Tuesday, February 19, 2013

North Korea's Nuclear Test

     A week ago, on 12 February, DPRK(North Korea) conducted her third nuclear test, in clear violation of the joint declaration with South Korea in 1992 to denuclearize the whole of the Korean Peninsula, her own commitment at the six-power conference in 2005 to denuclearize herself, and several UN Security Council resolutions.
     The act was, presumably, to invite closer attention by the Western countries, particularly the US, to her position as a state to reckon with, including the recognition of the present regime based on the hereditary dictatorship of one family.  They would also like to be recognized as a nuclear power on a par with countries like India and Pakistan whose nuclear power status came to be accepted in the course of time since their nuclear explosion in 1998 without any international agreement.
     President Obama, in his State of the Union speech the next day-was the NK test intentionally conducted on the previous day?-did not say much about it.  It came up briefly after the Afghan question.  It was basically a domestic speech, although he said, to assure the American people, "We will maintain the best military the world has ever known".  But apparently there is a strong feeling of distrust and anxiety the world over as the result of the test.  The Security Council will come up with stronger sanctions sooner rather than later.
     This writer, however, has said more than once in these columns that it is wrong to apply stronger sanctions, and a Peace Treaty should be put in place as quickly as possible between Japan and DPRK, no matter what the US may choose to do.  That may go against the public opinion here, more so after the test.  Many would look at such a move as a surrender.  But what is the alternative?  The US forces are being reinforced under the name of keeping greater presence in East Asia.  China is beginning to behave as a military power.  Japan has increased the military budget for the new year 2013(April to March) by more than $ one billion.  The test comes on top of it all.
     We may easily condemn NK, but the matter does not end there.  China and NK should know that their behaviour in East Asia is actually strengthening the political Right in Japan who are, if anything, anti-Chinese and anti-Korean.  The two countries are supplying them with the best excuse possible.

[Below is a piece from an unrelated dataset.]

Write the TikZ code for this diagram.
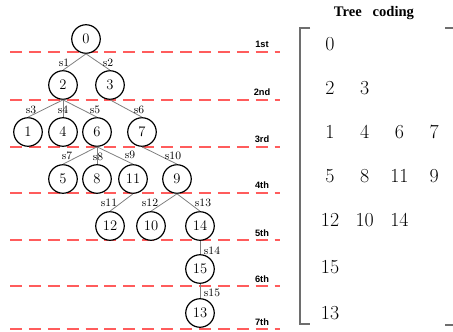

     I have been astonished when both India and Pakistan have denounced the NK test.  How can they do this when their own nuclear arsenal is expanding?  The British PM is now in India and one of his aims is to sell weapons, if not nuclear ones, but nonetheless sophisticated and expensive ones.  He has been preceded by the French President.  May I, humbly, request India and Pakistan to put restraint on their armament?  I know, of course, that it will inevitably lead to the reexamination of the unequal character of the NPT.